The steps are basically the same

All of the projection queries are re-run

Only A changed

Dirty propagate starts at A

Finally, we've achieved very fine-grained dirty propagation and thus can keep graph traversal very minimal during reparation phase.

Trade-offs

Let's talk about the trade-offs, nothing comes for free.

"Everything is a trade off"

Software Design and Architecture Prof.

Memory Usage: With this setup, every node has to maintain additional edges that directly point to the firewall that it depends (directly or indirectly). If not careful, the memory usage can grow to O(node * firewall).
Unnecessary Recomputation: Recall that when the firewall's result changed during reparation, it unconditionally re-executes the incoming projection queries.

However, these are very fair trade-offs considering that:

The number of firewall queries in system is very small, the memory overhead can be acceptable.
The projection queries that got re-executed unconditionally are very fast such as reading variable, array index, or hash map lookup.

Conclusion

We've explored a way to avoid a large graph traversal in query-based incremental compiler by using technique like dirty propagation, stopping dirty propagation at firewall query, and finer-grained dirty propagation through projection queries, which are heavily inspired by Adapton. We trade-off some increased memory usage and potentially some unnecessary recomputation for avoiding massive graph traversal.

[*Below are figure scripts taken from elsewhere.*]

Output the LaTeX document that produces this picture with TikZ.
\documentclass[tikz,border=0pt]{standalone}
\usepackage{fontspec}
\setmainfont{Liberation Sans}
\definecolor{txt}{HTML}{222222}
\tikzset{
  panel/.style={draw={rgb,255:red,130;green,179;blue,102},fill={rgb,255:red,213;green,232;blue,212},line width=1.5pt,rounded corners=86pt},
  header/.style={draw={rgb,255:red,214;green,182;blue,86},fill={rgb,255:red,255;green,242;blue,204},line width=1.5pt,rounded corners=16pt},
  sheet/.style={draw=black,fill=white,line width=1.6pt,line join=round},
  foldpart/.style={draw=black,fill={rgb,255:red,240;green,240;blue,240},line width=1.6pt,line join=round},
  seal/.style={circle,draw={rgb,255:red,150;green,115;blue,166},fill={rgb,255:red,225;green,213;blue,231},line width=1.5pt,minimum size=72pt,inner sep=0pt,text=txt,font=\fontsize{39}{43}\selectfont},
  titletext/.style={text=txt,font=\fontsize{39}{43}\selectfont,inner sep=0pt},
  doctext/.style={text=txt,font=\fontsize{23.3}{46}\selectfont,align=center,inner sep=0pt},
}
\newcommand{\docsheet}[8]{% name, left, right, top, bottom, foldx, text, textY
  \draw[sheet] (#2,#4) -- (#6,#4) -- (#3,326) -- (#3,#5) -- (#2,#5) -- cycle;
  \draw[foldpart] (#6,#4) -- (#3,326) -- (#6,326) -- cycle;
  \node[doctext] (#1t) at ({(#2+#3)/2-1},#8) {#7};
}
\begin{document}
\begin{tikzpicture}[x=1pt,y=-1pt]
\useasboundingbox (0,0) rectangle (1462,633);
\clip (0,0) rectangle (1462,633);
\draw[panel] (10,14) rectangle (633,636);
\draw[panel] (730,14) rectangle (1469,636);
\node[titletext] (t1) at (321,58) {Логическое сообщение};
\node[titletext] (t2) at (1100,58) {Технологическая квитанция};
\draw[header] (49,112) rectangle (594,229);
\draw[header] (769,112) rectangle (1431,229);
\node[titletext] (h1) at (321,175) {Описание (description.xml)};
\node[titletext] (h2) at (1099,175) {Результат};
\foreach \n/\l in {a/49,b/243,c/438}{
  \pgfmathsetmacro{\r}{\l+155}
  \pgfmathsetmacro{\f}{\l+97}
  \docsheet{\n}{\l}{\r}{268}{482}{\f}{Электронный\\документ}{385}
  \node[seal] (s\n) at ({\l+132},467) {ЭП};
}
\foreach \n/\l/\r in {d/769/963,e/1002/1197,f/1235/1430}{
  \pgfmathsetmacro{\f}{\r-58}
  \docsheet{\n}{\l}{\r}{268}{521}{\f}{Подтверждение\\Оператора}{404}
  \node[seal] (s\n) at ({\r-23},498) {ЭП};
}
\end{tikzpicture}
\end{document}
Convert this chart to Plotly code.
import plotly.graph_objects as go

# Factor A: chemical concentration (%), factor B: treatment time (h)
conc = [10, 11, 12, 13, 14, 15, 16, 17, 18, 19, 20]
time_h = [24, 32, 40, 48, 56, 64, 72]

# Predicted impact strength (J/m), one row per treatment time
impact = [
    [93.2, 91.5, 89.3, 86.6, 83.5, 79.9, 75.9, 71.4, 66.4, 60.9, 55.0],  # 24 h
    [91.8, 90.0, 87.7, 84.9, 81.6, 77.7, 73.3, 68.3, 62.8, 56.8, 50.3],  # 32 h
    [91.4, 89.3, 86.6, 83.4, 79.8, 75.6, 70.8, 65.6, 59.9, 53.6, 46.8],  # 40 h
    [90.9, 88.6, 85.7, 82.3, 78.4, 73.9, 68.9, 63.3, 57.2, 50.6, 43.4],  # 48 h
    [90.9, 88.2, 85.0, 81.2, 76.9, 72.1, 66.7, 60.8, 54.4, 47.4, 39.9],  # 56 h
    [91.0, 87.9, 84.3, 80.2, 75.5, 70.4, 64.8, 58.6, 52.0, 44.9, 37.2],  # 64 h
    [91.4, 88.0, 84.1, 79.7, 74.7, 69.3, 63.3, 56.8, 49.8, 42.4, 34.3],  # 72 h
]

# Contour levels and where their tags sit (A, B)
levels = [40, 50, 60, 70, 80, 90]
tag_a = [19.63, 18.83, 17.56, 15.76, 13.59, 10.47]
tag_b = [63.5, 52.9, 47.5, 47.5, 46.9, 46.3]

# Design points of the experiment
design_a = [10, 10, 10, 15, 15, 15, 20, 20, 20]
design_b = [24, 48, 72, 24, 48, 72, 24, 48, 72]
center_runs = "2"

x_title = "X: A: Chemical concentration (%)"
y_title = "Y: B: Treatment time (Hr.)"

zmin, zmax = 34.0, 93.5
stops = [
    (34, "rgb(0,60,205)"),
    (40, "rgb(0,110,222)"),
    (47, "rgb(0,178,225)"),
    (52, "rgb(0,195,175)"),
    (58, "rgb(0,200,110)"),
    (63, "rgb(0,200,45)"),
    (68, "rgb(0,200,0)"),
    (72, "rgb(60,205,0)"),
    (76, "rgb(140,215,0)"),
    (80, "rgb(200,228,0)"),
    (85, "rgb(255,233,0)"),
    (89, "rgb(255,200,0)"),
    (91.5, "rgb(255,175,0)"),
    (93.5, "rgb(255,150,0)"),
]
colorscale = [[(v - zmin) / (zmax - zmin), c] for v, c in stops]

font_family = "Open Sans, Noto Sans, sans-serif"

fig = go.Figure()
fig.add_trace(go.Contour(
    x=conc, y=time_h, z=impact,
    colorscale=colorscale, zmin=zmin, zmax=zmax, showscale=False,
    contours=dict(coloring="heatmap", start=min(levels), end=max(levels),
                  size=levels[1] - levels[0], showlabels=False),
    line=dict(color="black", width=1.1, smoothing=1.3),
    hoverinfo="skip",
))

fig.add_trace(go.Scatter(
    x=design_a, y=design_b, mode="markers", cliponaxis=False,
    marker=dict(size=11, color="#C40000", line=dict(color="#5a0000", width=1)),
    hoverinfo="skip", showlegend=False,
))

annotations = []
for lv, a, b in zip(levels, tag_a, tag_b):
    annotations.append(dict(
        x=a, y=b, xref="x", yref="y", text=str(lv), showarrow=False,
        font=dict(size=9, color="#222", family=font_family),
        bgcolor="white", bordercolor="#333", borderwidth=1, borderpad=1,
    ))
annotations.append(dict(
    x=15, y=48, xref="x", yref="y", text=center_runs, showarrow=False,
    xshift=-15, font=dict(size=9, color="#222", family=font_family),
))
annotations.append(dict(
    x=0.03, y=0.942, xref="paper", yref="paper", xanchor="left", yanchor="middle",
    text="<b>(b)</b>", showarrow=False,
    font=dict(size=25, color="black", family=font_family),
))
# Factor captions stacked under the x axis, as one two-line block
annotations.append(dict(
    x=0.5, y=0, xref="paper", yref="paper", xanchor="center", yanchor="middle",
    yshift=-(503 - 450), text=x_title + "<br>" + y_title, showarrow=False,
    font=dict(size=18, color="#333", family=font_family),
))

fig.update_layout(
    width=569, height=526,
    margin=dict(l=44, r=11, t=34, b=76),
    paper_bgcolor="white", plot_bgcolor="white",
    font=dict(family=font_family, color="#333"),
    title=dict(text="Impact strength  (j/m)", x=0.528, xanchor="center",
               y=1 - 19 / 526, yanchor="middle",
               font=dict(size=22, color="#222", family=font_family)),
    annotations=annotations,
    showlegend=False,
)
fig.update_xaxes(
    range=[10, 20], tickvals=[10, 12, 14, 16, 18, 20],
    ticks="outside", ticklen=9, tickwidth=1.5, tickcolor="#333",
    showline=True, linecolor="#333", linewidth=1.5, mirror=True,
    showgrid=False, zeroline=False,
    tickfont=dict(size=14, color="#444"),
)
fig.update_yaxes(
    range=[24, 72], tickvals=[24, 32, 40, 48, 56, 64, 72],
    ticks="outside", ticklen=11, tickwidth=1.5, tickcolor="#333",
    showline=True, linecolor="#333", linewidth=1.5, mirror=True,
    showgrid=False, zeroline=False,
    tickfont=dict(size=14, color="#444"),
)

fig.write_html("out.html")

These concept also can be extended further into something like: chain of firewalls, projection queries that depends on two firewall, and more.

I've also packaged this into a separate library called https://github.com/Simmypeet/qbice if anyone is interested 😉.

NOTE that I haven't taken some time to properly write documentation for it. Most documentations are AI generated, however, I've tried my best to check for its correctness as well.

Thank you for taking your time and interest reading this far 😘.